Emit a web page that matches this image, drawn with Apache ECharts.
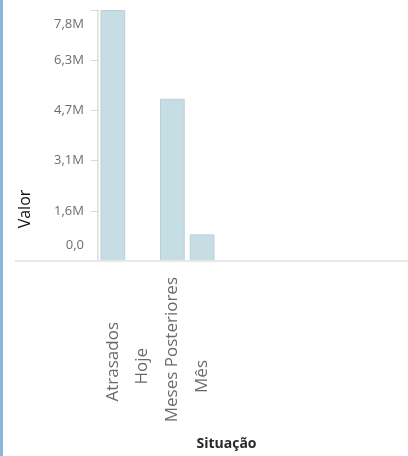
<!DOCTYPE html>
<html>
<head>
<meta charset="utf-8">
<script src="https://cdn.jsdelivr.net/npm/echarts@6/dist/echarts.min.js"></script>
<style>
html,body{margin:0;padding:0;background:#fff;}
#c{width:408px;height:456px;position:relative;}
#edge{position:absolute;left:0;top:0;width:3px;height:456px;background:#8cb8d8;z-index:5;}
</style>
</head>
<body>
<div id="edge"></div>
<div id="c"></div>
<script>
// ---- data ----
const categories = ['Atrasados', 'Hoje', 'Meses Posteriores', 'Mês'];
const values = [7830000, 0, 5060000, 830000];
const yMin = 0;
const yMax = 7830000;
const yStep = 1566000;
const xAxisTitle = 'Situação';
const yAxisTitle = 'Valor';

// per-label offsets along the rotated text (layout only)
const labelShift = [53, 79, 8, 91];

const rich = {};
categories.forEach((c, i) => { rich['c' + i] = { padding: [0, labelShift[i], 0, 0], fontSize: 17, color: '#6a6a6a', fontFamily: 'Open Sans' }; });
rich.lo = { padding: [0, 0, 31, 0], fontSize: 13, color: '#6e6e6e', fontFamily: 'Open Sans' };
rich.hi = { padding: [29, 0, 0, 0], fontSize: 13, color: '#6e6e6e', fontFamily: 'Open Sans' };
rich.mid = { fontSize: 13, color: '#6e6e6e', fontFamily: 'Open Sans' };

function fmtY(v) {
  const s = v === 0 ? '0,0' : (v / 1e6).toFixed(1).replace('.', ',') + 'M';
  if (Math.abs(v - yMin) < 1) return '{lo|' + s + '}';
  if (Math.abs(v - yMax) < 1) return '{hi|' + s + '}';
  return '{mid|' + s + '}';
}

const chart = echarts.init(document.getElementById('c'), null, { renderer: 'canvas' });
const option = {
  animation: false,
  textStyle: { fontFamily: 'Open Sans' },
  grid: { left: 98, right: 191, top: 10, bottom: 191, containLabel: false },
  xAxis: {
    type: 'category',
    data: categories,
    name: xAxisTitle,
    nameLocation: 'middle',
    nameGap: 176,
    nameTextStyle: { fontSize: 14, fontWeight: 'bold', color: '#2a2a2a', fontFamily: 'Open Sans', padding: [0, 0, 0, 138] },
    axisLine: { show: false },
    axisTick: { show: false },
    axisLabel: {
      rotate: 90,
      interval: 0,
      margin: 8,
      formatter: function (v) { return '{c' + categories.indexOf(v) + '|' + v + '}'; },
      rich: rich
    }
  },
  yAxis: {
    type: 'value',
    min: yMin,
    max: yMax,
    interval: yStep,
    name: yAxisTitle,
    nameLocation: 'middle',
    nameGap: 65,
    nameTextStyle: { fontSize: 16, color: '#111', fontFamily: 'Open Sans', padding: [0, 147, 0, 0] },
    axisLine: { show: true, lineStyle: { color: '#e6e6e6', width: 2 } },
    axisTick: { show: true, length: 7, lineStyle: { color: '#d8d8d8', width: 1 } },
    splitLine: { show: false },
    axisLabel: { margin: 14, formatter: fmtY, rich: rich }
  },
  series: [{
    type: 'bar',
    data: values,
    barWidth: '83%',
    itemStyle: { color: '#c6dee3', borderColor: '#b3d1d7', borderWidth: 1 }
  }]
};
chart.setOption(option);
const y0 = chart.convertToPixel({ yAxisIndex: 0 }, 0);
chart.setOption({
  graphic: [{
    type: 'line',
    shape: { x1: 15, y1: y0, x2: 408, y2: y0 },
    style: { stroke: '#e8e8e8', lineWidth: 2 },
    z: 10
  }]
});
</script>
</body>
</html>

**Written instruction**
Output exactly the span of lines from the top of the listing through the line holding "const yAxisTitle = 'Valor';", and leave every picture out.

**Expected answer**
Emit a web page that matches this image, drawn with Apache ECharts.
<!DOCTYPE html>
<html>
<head>
<meta charset="utf-8">
<script src="https://cdn.jsdelivr.net/npm/echarts@6/dist/echarts.min.js"></script>
<style>
html,body{margin:0;padding:0;background:#fff;}
#c{width:408px;height:456px;position:relative;}
#edge{position:absolute;left:0;top:0;width:3px;height:456px;background:#8cb8d8;z-index:5;}
</style>
</head>
<body>
<div id="edge"></div>
<div id="c"></div>
<script>
// ---- data ----
const categories = ['Atrasados', 'Hoje', 'Meses Posteriores', 'Mês'];
const values = [7830000, 0, 5060000, 830000];
const yMin = 0;
const yMax = 7830000;
const yStep = 1566000;
const xAxisTitle = 'Situação';
const yAxisTitle = 'Valor';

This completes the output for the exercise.